Prinsip pertama menyarankan agar pengetahuan dan keterampilan berbahasa yang
diperoleh, berguna dalam komunikasi sehari-hari (meaningful). Dengan kata lain,
agar dihindari penyajian materi (khususnya kebahasaan) yang tidak bermanfaat
dalam komunikasi sehari-hari, misalnya, pengetahuan tata bahasa bahasa
Indonesia yang sangat linguistis.
Melalui pengajaran bahasa Indonesia, siswa diharapkan mampu menangkap ide
yang diungkapkan dalam bahasa Indonesia, baik lisan maupun tulis, serta mampu
mengungkapkan gagasan dalam bahasa Indonesia, baik secara lisan maupun
tertulis. Penilaian hanya sebagai sarana pembelajaran bahasa, bukan sebagai
tujuan. Diharapkan agar di kelas terjadi suasana interaktif sehingga tercipta
masyarakat pemakai bahasa Indonesia yang produktif. Tidak ada peran guru yang
dominan. Guru diharapkan sebagai “pemicu” kegiatan berbahasa lisan dan tulis.
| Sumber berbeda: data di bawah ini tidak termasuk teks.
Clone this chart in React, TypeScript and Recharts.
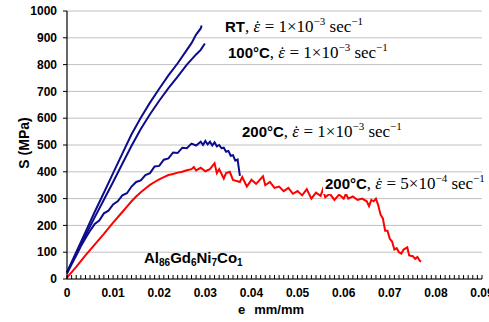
import { LineChart, Line, XAxis, YAxis, CartesianGrid } from "recharts"

// strain (mm/mm) and stress (MPa)
const rtStrain = [0, 0.002, 0.004, 0.006, 0.008, 0.01, 0.012, 0.014, 0.016, 0.018, 0.02, 0.022, 0.024, 0.026, 0.027, 0.028, 0.029, 0.0292]
const rtStress = [25, 100, 175, 250, 322, 395, 468, 540, 602, 658, 710, 760, 805, 855, 880, 912, 935, 946]

const t100Strain = [0, 0.002, 0.004, 0.006, 0.008, 0.01, 0.012, 0.014, 0.016, 0.018, 0.02, 0.022, 0.024, 0.026, 0.028, 0.029, 0.0299]
const t100Stress = [25, 95, 162, 230, 296, 362, 430, 497, 560, 615, 665, 712, 755, 800, 838, 855, 879]

const t200fastStrain = [0, 0.001, 0.002, 0.003, 0.004, 0.005, 0.006, 0.007, 0.008, 0.009, 0.01, 0.011, 0.012, 0.013, 0.014, 0.015, 0.016, 0.017, 0.018, 0.019, 0.02, 0.021, 0.022, 0.023, 0.024, 0.025, 0.026, 0.027, 0.028, 0.029, 0.0295, 0.03, 0.0305, 0.031, 0.0315, 0.032, 0.0325, 0.033, 0.0335, 0.034, 0.0345, 0.035, 0.0355, 0.036, 0.0365, 0.037, 0.0372, 0.0375]
const t200fastStress = [20, 55, 88, 122, 152, 180, 205, 218, 245, 255, 278, 290, 312, 320, 345, 362, 368, 388, 395, 420, 422, 445, 450, 472, 470, 490, 488, 505, 498, 512, 500, 515, 502, 512, 498, 510, 495, 500, 488, 490, 475, 478, 460, 462, 442, 446, 420, 385]

const t200slowStrain = [0, 0.002, 0.004, 0.006, 0.008, 0.01, 0.012, 0.013, 0.014, 0.015, 0.016, 0.017, 0.018, 0.019, 0.02, 0.021, 0.022, 0.023, 0.024, 0.025, 0.026, 0.027, 0.0275, 0.028, 0.029, 0.03, 0.031, 0.032, 0.0325, 0.033, 0.034, 0.0345, 0.0353, 0.036, 0.0375, 0.038, 0.039, 0.04, 0.041, 0.0425, 0.043, 0.044, 0.045, 0.046, 0.047, 0.048, 0.049, 0.05, 0.051, 0.052, 0.053, 0.054, 0.055, 0.0555, 0.056, 0.057, 0.058, 0.059, 0.06, 0.0605, 0.061, 0.062, 0.063, 0.064, 0.065, 0.0655, 0.066, 0.0665, 0.067, 0.0675, 0.068, 0.0685, 0.069, 0.0695, 0.07, 0.0705, 0.071, 0.0715, 0.072, 0.0725, 0.073, 0.0738, 0.0742, 0.075, 0.0755, 0.076, 0.0765, 0.0768]
const t200slowStress = [5, 45, 88, 128, 168, 210, 250, 270, 290, 308, 324, 338, 351, 362, 372, 380, 388, 392, 397, 400, 406, 410, 418, 405, 415, 402, 410, 432, 395, 410, 375, 395, 400, 370, 362, 380, 345, 370, 355, 383, 350, 362, 340, 345, 328, 340, 318, 328, 312, 335, 300, 322, 310, 335, 305, 318, 295, 315, 300, 318, 300, 308, 295, 300, 290, 272, 295, 290, 300, 275, 240, 226, 180, 180, 150, 140, 110, 115, 100, 95, 110, 118, 88, 85, 75, 82, 68, 65]

const xMinorTicks = Array.from({ length: 91 }, (_, i) => i / 1000)
const yTicks = [0, 100, 200, 300, 400, 500, 600, 700, 800, 900, 1000]

const pairs = (xs: number[], ys: number[]) => xs.map((e, i) => ({ e, s: ys[i] }))

const BLUE = "#0c0c8c"
const RED = "#ff0000"
const SANS = "Arial, 'Liberation Sans', sans-serif"
const SERIF = "'Times New Roman', 'Liberation Serif', serif"

// every 0.001 gets a short inward tick, every 0.01 also a label
const StrainTick = ({ x, y, payload }: any) => {
  const v = payload.value as number
  const major = Math.abs(v * 100 - Math.round(v * 100)) < 1e-6
  return (
    <g>
      <line x1={x} x2={x} y1={y - 9} y2={y - 13} stroke="#000" />
      {major && (
        <text x={x} y={y} dy="0.71em" textAnchor="middle" fontSize={12} fontWeight="bold" fontFamily={SANS} fill="#000">
          {String(Number(v.toFixed(2)))}
        </text>
      )}
    </g>
  )
}

function RateNote({ x, y, label, mant, exp }: { x: number; y: number; label: string; mant: string; exp: string }) {
  return (
    <text x={x} y={y} fontSize={15} fill="#000">
      <tspan fontFamily={SANS} fontWeight="bold">{label}</tspan>
      <tspan fontFamily={SERIF} fontSize={17}>{", "}</tspan>
      <tspan fontFamily={SERIF} fontSize={17} fontStyle="italic">{"\u03b5"}</tspan>
      <tspan fontFamily={SERIF} fontSize={17} dx={-5.5}>{"\u02d9"}</tspan>
      <tspan fontFamily={SERIF} fontSize={17}>{` = ${mant}\u00d710`}</tspan>
      <tspan fontFamily={SERIF} fontSize={11} dy={-7}>{exp}</tspan>
      <tspan fontFamily={SERIF} fontSize={17} dy={7}>{" sec"}</tspan>
      <tspan fontFamily={SERIF} fontSize={11} dy={-7}>{"\u22121"}</tspan>
    </text>
  )
}

export default function App() {
  const tickStyle = { fontSize: 12, fontWeight: "bold", fill: "#000", fontFamily: SANS }
  return (
    <div style={{ position: "absolute", left: 0, top: 0, width: 489, height: 322, background: "#fff" }}>
      <LineChart width={489} height={322} margin={{ top: 11, right: 7, left: 0, bottom: 0 }}>
        <CartesianGrid horizontal vertical={false} stroke="#c0c0c0" />
        <XAxis dataKey="e" type="number" domain={[0, 0.09]} ticks={xMinorTicks} interval={0} height={43} tickSize={0} tickMargin={9}
          tick={<StrainTick />} axisLine={{ stroke: "#000", strokeWidth: 1.2 }} tickLine={false} />
        <XAxis xAxisId="top" orientation="top" dataKey="e" type="number" domain={[0, 0.09]} height={0} tick={false}
          axisLine={{ stroke: "#000" }} tickLine={false} />
        <YAxis type="number" domain={[0, 1000]} ticks={yTicks} interval={0} width={67} tickSize={4} tickMargin={6} tick={tickStyle}
          axisLine={{ stroke: "#000", strokeWidth: 1.2 }} tickLine={{ stroke: "#000" }} />
        <YAxis yAxisId="right" orientation="right" type="number" domain={[0, 1000]} width={0} tick={false}
          axisLine={{ stroke: "#000" }} tickLine={false} />
        <Line data={pairs(rtStrain, rtStress)} dataKey="s" stroke={BLUE} strokeWidth={2} dot={false} isAnimationActive={false} />
        <Line data={pairs(t100Strain, t100Stress)} dataKey="s" stroke={BLUE} strokeWidth={2} dot={false} isAnimationActive={false} />
        <Line data={pairs(t200fastStrain, t200fastStress)} dataKey="s" stroke={BLUE} strokeWidth={2} dot={false} isAnimationActive={false} />
        <Line data={pairs(t200slowStrain, t200slowStress)} dataKey="s" stroke={RED} strokeWidth={2} dot={false} isAnimationActive={false} />
      </LineChart>
      <svg width={489} height={322} style={{ position: "absolute", left: 0, top: 0, pointerEvents: "none" }}>
        <text transform="translate(29,143) rotate(-90)" textAnchor="middle" fontFamily={SANS} fontWeight="bold" fontSize={14}>S (MPa)</text>
        <text x={238} y={314} fontFamily={SANS} fontWeight="bold" fontSize={13}>
          e<tspan dx={9}>mm/mm</tspan>
        </text>
        <text x={144} y={263} fontFamily={SANS} fontWeight="bold" fontSize={15}>
          Al<tspan fontSize={10} dy={3}>86</tspan><tspan dy={-3}>Gd</tspan><tspan fontSize={10} dy={3}>6</tspan>
          <tspan dy={-3}>Ni</tspan><tspan fontSize={10} dy={3}>7</tspan><tspan dy={-3}>Co</tspan><tspan fontSize={10} dy={3}>1</tspan>
        </text>
        <RateNote x={225} y={32} label="RT" mant="1" exp={"\u22123"} />
        <RateNote x={228} y={58} label={"100\u00b0C"} mant="1" exp={"\u22123"} />
        <RateNote x={242} y={137} label={"200\u00b0C"} mant="1" exp={"\u22123"} />
        <rect x={323} y={174} width={170} height={20} fill="#fff" />
        <RateNote x={325} y={189} label={"200\u00b0C"} mant="5" exp={"\u22124"} />
      </svg>
    </div>
  )
}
Peran guru sebagai orang yang tahu atau pemberi informasi pengetahuan bahasa
Indonesia agar dihindari.
Ciri lain
yang menandai adanya penggunaan pendekatan pragmatik dalam pembelajaran
keterampilan berbicara adalah penggunaan konteks tuturan. Hal ini dimaksudkan
agar peserta didik memperoleh gambaran penggunaan bahasa Indonesia dalam
konteks dan situasi yang nyata.
Konteks
adalah sesuatu yang menjadi sarana pemerjelas suatu maksud. Sarana itu meliputi
dua macam, yaitu: berupa bagian ekspresi yang dapat mendukung kejelasan maksud;
dan berupa situasi yang
berhubungan dengan suatu kejadian. Konteks yang berupa bagian ekspresi yang
dapat mendukung kejelasan maksud disebut koteks (co-text), sedangkan konteks yang berupa situasi yang berhubungan
dengan suatu kejadian disebut konteks (contex)
(Rustono 1999:20).
Berdasarkan
beberapa pernyataan tersebut dapat disimpulkan bahwa penggunaan pendekatan
pragmatik sebagai inovasi dalam pengajaran keterampilan berbicara siswa dimaksudkan untuk melatih dan membiasakan siswa untuk berbicara sesuai
dengan konteks dan situasi tutur senyatanya sehingga siswa dapat memperoleh
manfaat praktis untuk diterapkan dalam peristiwa komunikasi sehari-hari.
PENUTUP
Teori yang
digunakan adalah teori yang berkaitan dengan aspek keterampilan berbicara dalam
mata pelajaran Bahasa Indonesia dan teori yang berkaitan dengan pendekatan
pragmatik sebagai inovasi tindakan yang dilakukan dalam upaya dalam
meningkatkan keterampilan berbicara siswa.
Melalui alur
penggunaan pendekatan pragmatik tersebut, siswa diharapkan dapat berbicara dengan menggunakan pilihan kata yang tepat dan kalimat yang efektif sesuai
konteks dan situasi tutur. Artinya, pilihan kata dan struktur kalimat yang
digunakan dalam berbicara sangat ditentukan oleh konteks dan situasi tutur yang
telah ditentukan oleh siswa. Pendekatan ini memberikan keleluasaan kepada siswa
untuk memilih dan menentukan pokok pembicaraan yang hendak diceritakan, sedangkan guru hanya memberikan rambu-rambu sebagai
pedoman bagi siswa dalam berbicara.
DAFTAR
PUSTAKA
Brown, Gillian dan Yule.
2001. Analisis Wacana. (Terjemahan I Soetikno). Jakarta: PT Gramedia.
Chaer, Abdul dan
Agustina, Leonie. 2004. Sosiolinguistik: Perkenalan Awal. Jakarta:
Rineka Cipta.
Leech, Geoffrey. 1993. Prinsip
- Prinsip Pragmatik. (Terjemahan M.D.D. Oka). Jakarta: Indonesia University
Press.
Permendiknas RI Nomor 22 tahun 2006 tentang Standar Isi.
Purwo, Bambang
Kaswanti. 1990. Pragmatik dan Pengajaran Bahasa. Yogyakarta: Kanisius.
Tarigan, Djago, dkk.
2005. Pendidikan Bahasa dan Sastra Indonesia di Kelas Rendah. Jakarta:
Universitas Terbuka.
Wijana, I Dewa Putu.
1996. Dasar-dasar Pragmatik. Yogyakarta : Andi Offset.
Yule, George. 1996. Pragmatik.
(Terjemahan Indah Fajar W dan Rombe Mustajab). Yogyakarta: Pustaka Pelajar.